Is Greyhound Canada reaching the end of the road?

"Despite numerous attempts over the years to adjust this business model in order to gain a profitable footing, Greyhound Canada has now run out of options,"-- Stuart Kendrick, Senior Vice President Greyhound Canada outlining some of the background behind Thursday's announcement that the bus line is cancelling its service in Manitoba and Northwest Ontario and reviewing the rest of its operations in Western Canada.

The familiar sight of a silver and white Greyhound inter city bus on Western Canadian highways may soon be fading from view.

In a surprise announcement Thursday the iconic bus line served notice in Ontario and Manitoba that it planned to cease operations across Manitoba and into Northwest Ontario effective in 30 days in Manitoba and 90 days in Ontario, the opening move in a game of High stakes poker with the federal and provincial governments.

The bus company also advised that it is putting its entire operations in Saskatchewan, Alberta, British Columbia the Yukon and Northwest Territories under review. As part of their statement and press release Greyhound's Vice President Stuart Kendrick declared that "Our financial situation is dire and we are no longer in a position to absorb losses that are almost solely attributable to government policies."

The bus line has been struggling financially over the years, reducing routes and cutting frequency as was the case in Prince Rupert recently when the number of trips in and out of the city were cut.

The bus line is the largest inter city carrier in the nation and provides service to 700 communities and offers 1,000 daily departures across the country some profitable, many not so.

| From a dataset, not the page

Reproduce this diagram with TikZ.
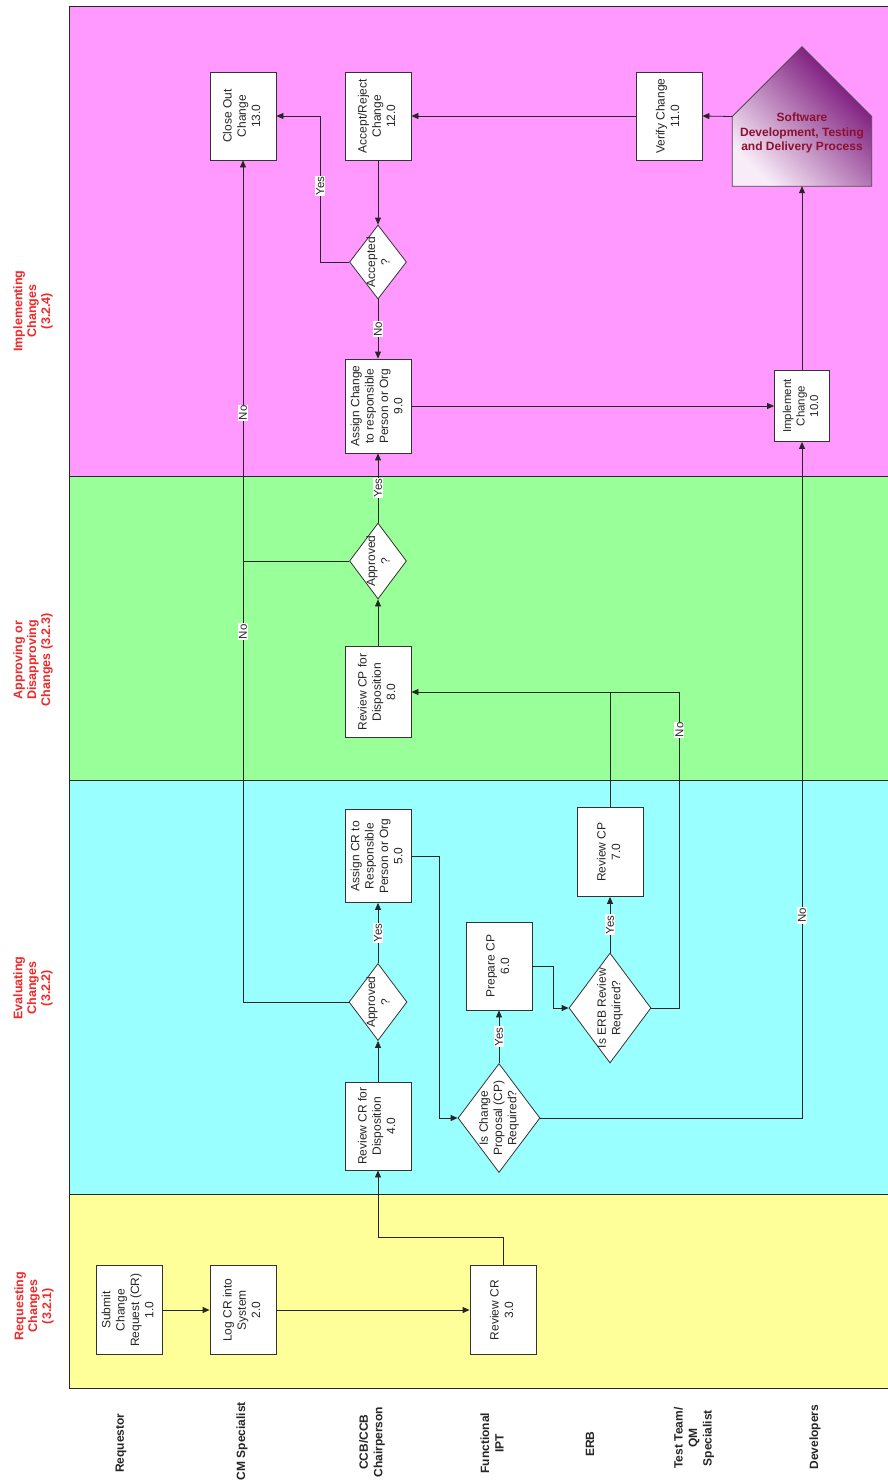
\documentclass[tikz,border=0pt]{standalone}
\usepackage{fontspec}
\setmainfont{Liberation Sans}
\usepackage{graphicx}
\usetikzlibrary{shapes.geometric,arrows.meta}

\definecolor{implband}{HTML}{FF99FF}
\definecolor{apprband}{HTML}{99FF99}
\definecolor{evalband}{HTML}{99FFFF}
\definecolor{reqband}{HTML}{FFFF99}
\definecolor{phasered}{HTML}{EE2A2A}
\definecolor{procred}{HTML}{8C1030}
\definecolor{procdark}{HTML}{6E006E}
\definecolor{procmid}{HTML}{A850A8}
\definecolor{proclight}{HTML}{F8ECF8}

\newcommand{\vtxt}[1]{\rotatebox{90}{\begin{tabular}{@{}c@{}}#1\end{tabular}}}

\begin{document}
\begin{tikzpicture}[
    x=1pt, y=-1pt,
    band/.style={draw=black!85, line width=0.9pt},
    box/.style={draw=black!80, fill=white, line width=0.8pt, inner sep=0pt,
                minimum width=66, minimum height=89,
                text=black!85, font=\fontsize{12}{14.3}\selectfont},
    decision/.style={diamond, draw=black!80, fill=white, line width=0.8pt,
                inner sep=0pt},
    dtext/.style={rotate=90, align=center, text=black!85, inner sep=0pt,
                font=\fontsize{12}{14.3}\selectfont},
    flow/.style={black!85, line width=0.8pt, -{Triangle[length=7pt, width=6pt]}},
    link/.style={black!85, line width=0.8pt},
    ans/.style={rotate=90, fill=white, inner sep=1pt, text=black!85,
                font=\fontsize{11.5}{13}\selectfont},
    phase/.style={rotate=90, align=center, text=phasered,
                font=\bfseries\fontsize{12.5}{13.8}\selectfont},
    role/.style={rotate=90, align=center, text=black!85,
                font=\bfseries\fontsize{12}{14.5}\selectfont}
]

\fill[white] (0,0) rectangle (888,1481);
\useasboundingbox (0,0) rectangle (888,1481);

% ---------- phase bands ----------
\draw[band, fill=implband] (69,6)    rectangle (892,476);
\draw[band, fill=apprband] (69,476)  rectangle (892,780);
\draw[band, fill=evalband] (69,780)  rectangle (892,1194);
\draw[band, fill=reqband]  (69,1194) rectangle (892,1388);

% ---------- phase labels ----------
\node[phase] (ph4) at (33,311)  {Implementing\\Changes\\(3.2.4)};
\node[phase] (ph3) at (33,660)  {Approving or\\Disapproving\\Changes (3.2.3)};
\node[phase] (ph2) at (33,988)  {Evaluating\\Changes\\(3.2.2)};
\node[phase] (ph1) at (34,1306) {Requesting\\Changes\\(3.2.1)};

% ---------- roles ----------
\node[role] (rreq)  at (121,1443) {Requestor};
\node[role] (rcm)   at (242,1441) {CM Specialist};
\node[role] (rccb)  at (372,1442) {CCB/CCB\\Chairperson};
\node[role] (ript)  at (492,1443) {Functional\\IPT};
\node[role] (rerb)  at (590,1444) {ERB};
\node[role] (rtest) at (694,1438) {Test Team/\\QM\\Specialist};
\node[role] (rdev)  at (815,1437) {Developers};

% ---------- process steps ----------
\node[box] (n1) at (129,1310) {\vtxt{Submit\\Change\\Request (CR)\\1.0}};
\node[box] (n2) at (243,1310) {\vtxt{Log CR into\\System\\2.0}};
\node[box] (n3) at (503,1310) {\vtxt{Review CR\\3.0}};
\node[box, minimum height=88] (n4) at (378,1126) {\vtxt{Review CR for\\Disposition\\4.0}};
\node[box, minimum height=93] (n5) at (378,856)  {\vtxt{Assign CR to\\Responsible\\Person or Org\\5.0}};
\node[box, minimum height=88] (n6) at (499,966)  {\vtxt{Prepare CP\\6.0}};
\node[box] (n7) at (610,852) {\vtxt{Review CP\\7.0}};
\node[box, minimum height=91] (n8) at (378,692)  {\vtxt{Review CP for\\Disposition\\8.0}};
\node[box, minimum height=94] (n9) at (378,406)  {\vtxt{Assign Change\\to responsible\\Person or Org\\9.0}};
\node[box, minimum width=55, minimum height=71,
      font=\fontsize{11.5}{13.5}\selectfont] (n10) at (802,406) {\vtxt{Implement\\Change\\10.0}};
\node[box, minimum height=88] (n11) at (669,116) {\vtxt{Verify Change\\11.0}};
\node[box, minimum height=88] (n12) at (378,116) {\vtxt{Accept/Reject\\Change\\12.0}};
\node[box, minimum height=88] (n13) at (243,116) {\vtxt{Close Out\\Change\\13.0}};

% ---------- decisions ----------
\node[decision, minimum width=58, minimum height=77]  (apv1) at (378,1002) {};
\node[dtext] (apv1t) at (apv1) {Approved\\?};
\node[decision, minimum width=82, minimum height=109] (iscp) at (499,1118) {};
\node[dtext] (iscpt) at (iscp) {Is Change\\Proposal (CP)\\Required?};
\node[decision, minimum width=82, minimum height=110] (erb)  at (610,1008) {};
\node[dtext] (erbt) at (erb) {Is ERB Review\\Required?};
\node[decision, minimum width=57, minimum height=76]  (apv2) at (378,561) {};
\node[dtext] (apv2t) at (apv2) {Approved\\?};
\node[decision, minimum width=57, minimum height=74]  (acc)  at (378,262) {};
\node[dtext] (acct) at (acc) {Accepted\\?};

% ---------- software development process ----------
\node[inner sep=0pt, minimum width=139, minimum height=139] (sw) at (802,116.5) {};
\shade[draw=black!70, line width=0.8pt, left color=proclight, middle color=procmid,
       right color=procdark, shading angle=135]
  (sw.south west) -- (sw.west) -- (sw.north) -- (sw.east) -- (sw.south east) -- cycle;
\node[align=center, text=procred, font=\bfseries\fontsize{12}{14.3}\selectfont]
  (swt) at (802,133) {Software\\Development, Testing\\and Delivery Process};

% ---------- connectors ----------
\draw[flow] (n1.east) -- (n2.west);
\draw[flow] (n2.east) -- (n3.west);
\draw[flow] (n3.north) -- ++(0,-28) -| (n4.south);
\draw[flow] (n4.north) -- (apv1.south);
\draw[flow] (apv1.north) -- node[ans] {Yes} (n5.south);
\draw[flow] (apv1.west) -| (n13.south) node[ans, pos=0.72] {No} node[ans, pos=0.85] {No};
\draw[flow] (n5.east) -- ++(28,0) |- (iscp.west);
\draw[flow] (iscp.north) -- node[ans] {Yes} (n6.south);
\draw[flow] (iscp.east) -| node[ans, pos=0.65] {No} (n10.south);
\draw[flow] (n6.east) -- ++(21,0) |- (erb.west);
\draw[flow] (erb.north) -- node[ans] {Yes} (n7.south);
\draw[flow] (erb.east) -- ++(28,0) |- node[ans, pos=0.44] {No} (n8.east);
\draw[link] (n7.north) -- (n7.north |- n8.east);
\draw[flow] (n8.north) -- (apv2.south);
\draw[link] (apv2.west) -- (apv2.west -| n13.south);
\draw[flow] (apv2.north) -- node[ans] {Yes} (n9.south);
\draw[flow] (n9.east) -- (n10.west);
\draw[flow] (n10.north) -- (sw.south);
\draw[flow] (sw.west) -- (n11.east);
\draw[flow] (n11.west) -- (n12.east);
\draw[flow] (n12.south) -- (acc.north);
\draw[flow] (acc.west) -- ++(-29,0) |- node[ans, pos=0.26] {Yes} (n13.east);
\draw[flow] (acc.south) -- node[ans] {No} (n9.north);

\end{tikzpicture}
\end{document}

The latest move is the company's way of drawing attention to its financial plight in a most dramatic fashion, no doubt hoping for some assistance both financially and regulatory from the various levels of government. Greyhound points towards the various regulations put in place by government regarding inter city travel and how they have been slowly drained of money through their subsidies on money losing routes that they are not allowed to reduce or abandon.

Should the bus line not find relief from their troubles, many of Canada's communities will suddenly find themselves without any form of transportation in and out of their towns.

If British Columbia were to suffer the same fate as Manitoba and Northwest Ontario, the impact would be immense for many communities that rely on the bus as their main form of transportation and shipping.

In the Prince Rupert to Prince George corridor, Greyhound provides the only daily link between communities on Highway 16 an end to that service would leave the region with only a three times a week rail link for communities between the two cities, until some other operator took up the challenge of inter city bus transportation, providing anyone is so inclined.

Update: 5 PM
Government officials dismissed much of the Greyhound rhetoric of Thursday as a form of a shakedown or bullying, that as word came out that Greyhound was seeking 15 million dollars from government to reconsider it's plans to shut down service.